Others say: The president schooled

President Donald Trump may not realize how he's been played by the two most powerful Democrats on Capitol Hill. During a White House meeting last week, Sen. Chuck Schumer of New York and Rep. Nancy Pelosi of California convinced the president to take their side in a debate over raising the debt ceiling and ignore objections from top Republican leaders.

Trump was fresh from visits to Texas, where he heard urgent pleas for disaster relief in the wake of Hurricane Harvey. Schumer and Pelosi, the minority leaders of their respective chambers, convinced Trump that a disaster relief package tied to a three-month extension of the nation's debt ceiling was the fastest way to get aid where it was most needed.

The maneuver worked, and the measure passed both houses by large majorities. But the deal humiliated Senate Majority Leader Mitch McConnell, R-Ky., and House Speaker Paul Ryan, R-Wis., whose well-founded concerns went ignored by Trump. They had argued that an 18-month extension to the debt limit would ensure greater financial stability and avert repeated, divisive debates over the topic ahead of the 2018 elections.

Schumer and Pelosi exploited the president's lingering frustration over McConnell's failure to pass an Obamacare repeal-and-replacement bill and Ryan's seeming disloyalty for having criticized Trump publicly in recent weeks.

The two Democrats appealed to Trump's emotions. The two Republican leaders appealed to his sense of logic. Emotion prevailed.

The $15.3 billion aid package to victims of Hurricane Harvey would probably have passed with little trouble because most members recognized the urgency after record flooding in Houston.
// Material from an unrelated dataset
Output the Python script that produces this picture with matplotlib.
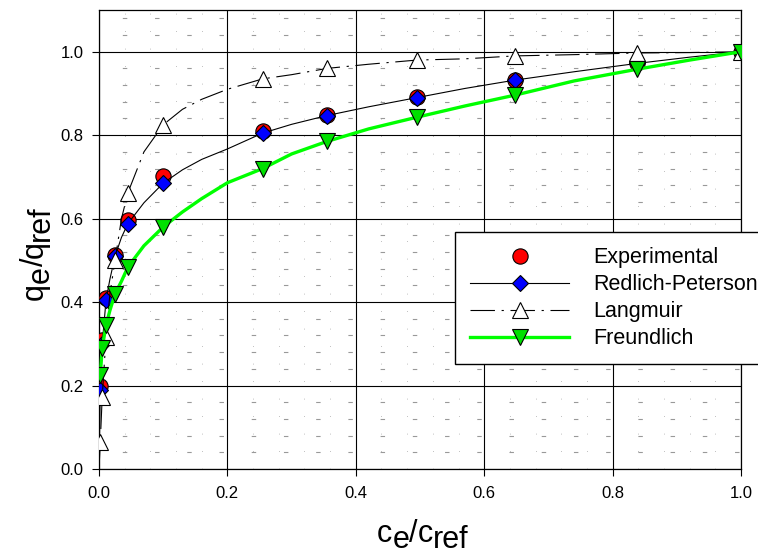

The more serious question was raising the debt ceiling, which is required when the government no longer has funds to pay its bills. Any failure to raise the ceiling would signify default, which would send massive shock waves through financial markets, downgrade the nation's credit rating and cause foreign lenders to rethink future government loans.

Fiscal conservatives hate raising the debt ceiling because it means adding to the already impossibly high $19.84 trillion debt that this generation is passing off to its grandchildren. In the House, 90 members voted against the package. Many conservatives campaigned on promises to force greater fiscal responsibility in Washington. Preventing default is more fiscally responsible than voting against increasing the debt ceiling, but is harder to explain back home.

Schumer and Pelosi correctly recognized the advantages their party gains when Republicans feud. Trump gave the Democrats exactly what they wanted.